With new cryptocurrencies seemingly spawning daily, keeping track of legitimate projects versus potential scams can feel like navigating a minefield. Bitcoin forks, in particular, often attract attention (and sometimes, suspicion) due to their association with the established brand. But not all Bitcoin forks are created equal. While some genuinely aim to improve upon the original, others are designed solely to enrich their creators at the expense of unsuspecting investors. This article explores potential red flags to look for when evaluating a new Bitcoin fork to help you make informed decisions and avoid potential scams.
## Unclear or Unrealistic Promises
One of the first things to examine is the fork’s stated purpose and promises. Is the fork claiming to solve a major problem in Bitcoin that hasn’t already been addressed? Be wary of outlandish promises of exponentially faster transaction speeds, significantly lower fees, or guaranteed profitability. If it sounds too good to be true, it probably is. Legitimate developers will typically offer realistic assessments of what their fork can achieve, backed by technical explanations. Unsubstantiated claims designed to create hype are a major red flag.

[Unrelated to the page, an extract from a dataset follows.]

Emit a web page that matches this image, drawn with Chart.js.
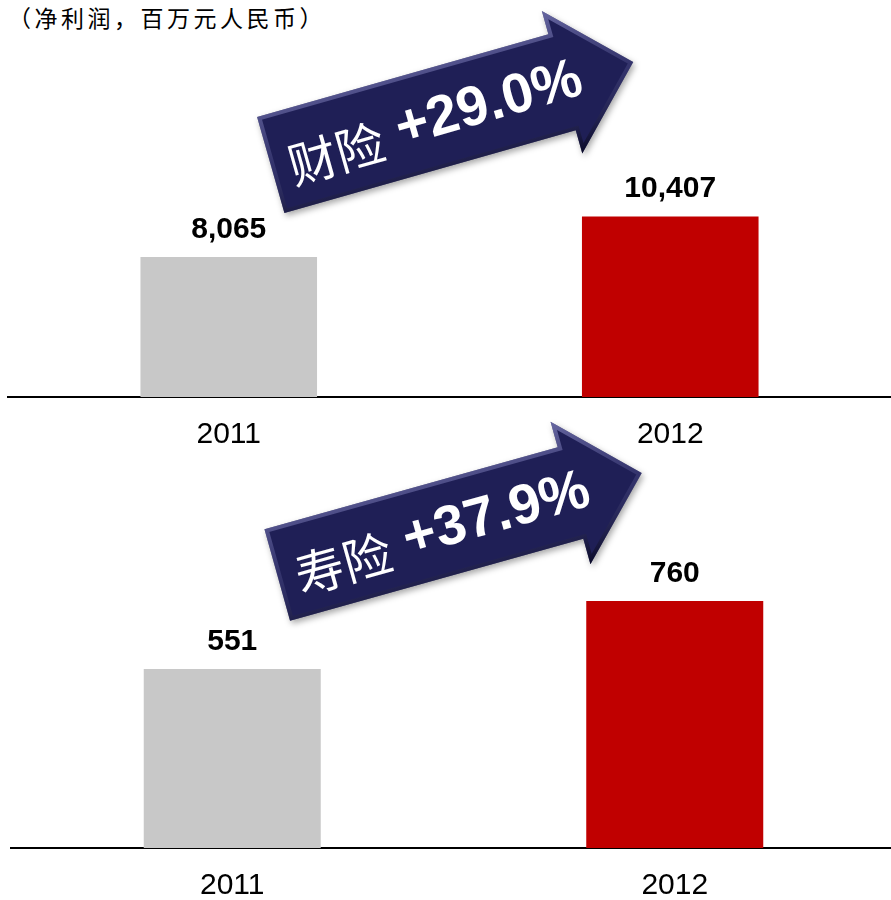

## Anonymous or Suspicious Developers
The team behind a cryptocurrency is crucial to its success. Look for verifiable information about the developers involved. Are their identities publicly known? Do they have a proven track record in blockchain development or related fields? Projects with anonymous developers or teams operating under pseudonyms should be approached with extreme caution. A legitimate project will typically showcase its team to build trust and accountability. Even if identities are known, scrutinize their past work. Have they been involved in prior failed projects or controversies?
## Opaque Tokenomics and Distribution
The economic model of a cryptocurrency, known as tokenomics, significantly impacts its long-term viability. Investigate how the new coins are distributed. Is a large percentage pre-mined or held by the development team? This could indicate a pump-and-dump scheme where the creators artificially inflate the price and then sell their holdings for a profit, leaving others holding worthless coins. A fair distribution model, such as proof-of-work mining or a transparent airdrop, is generally a more positive sign.
## Lack of Technical Documentation and Open-Source Code
A legitimate Bitcoin fork should have detailed technical documentation explaining how the new cryptocurrency works, including its consensus mechanism and any changes made to the original Bitcoin code. Furthermore, the code should be open-source and auditable by the public. This allows independent developers and security experts to review the code for vulnerabilities and ensure its legitimacy. A lack of transparent documentation or closed-source code should raise serious concerns.
## Aggressive Marketing and Hype
While marketing is necessary for any new project, excessive hype and pressure to invest immediately are often signs of a scam. Scammers often employ tactics such as creating fake social media accounts, paying influencers to promote the fork, and running misleading advertising campaigns to generate FOMO (fear of missing out). A genuine project will focus on building its technology and community organically rather than relying on artificial hype.
## Limited Ecosystem and Adoption
A successful Bitcoin fork needs to build a supportive ecosystem that includes exchanges, wallets, and merchants willing to accept the new currency. If the fork is only listed on obscure or unregulated exchanges and lacks widespread wallet support, it may struggle to gain traction and legitimacy. A lack of real-world applications and merchant adoption is a strong indicator that the fork may be a scam or simply a poorly designed project.
## Conclusion
Evaluating a Bitcoin fork requires careful due diligence and critical thinking. By considering the red flags outlined above, you can better assess the legitimacy of a project and protect yourself from potential scams. Remember to research thoroughly, prioritize transparency, and never invest more than you can afford to lose. If something feels off, trust your instincts and err on the side of caution. The world of cryptocurrency is full of opportunities, but it’s also filled with risks. Informed decisions are your best defense.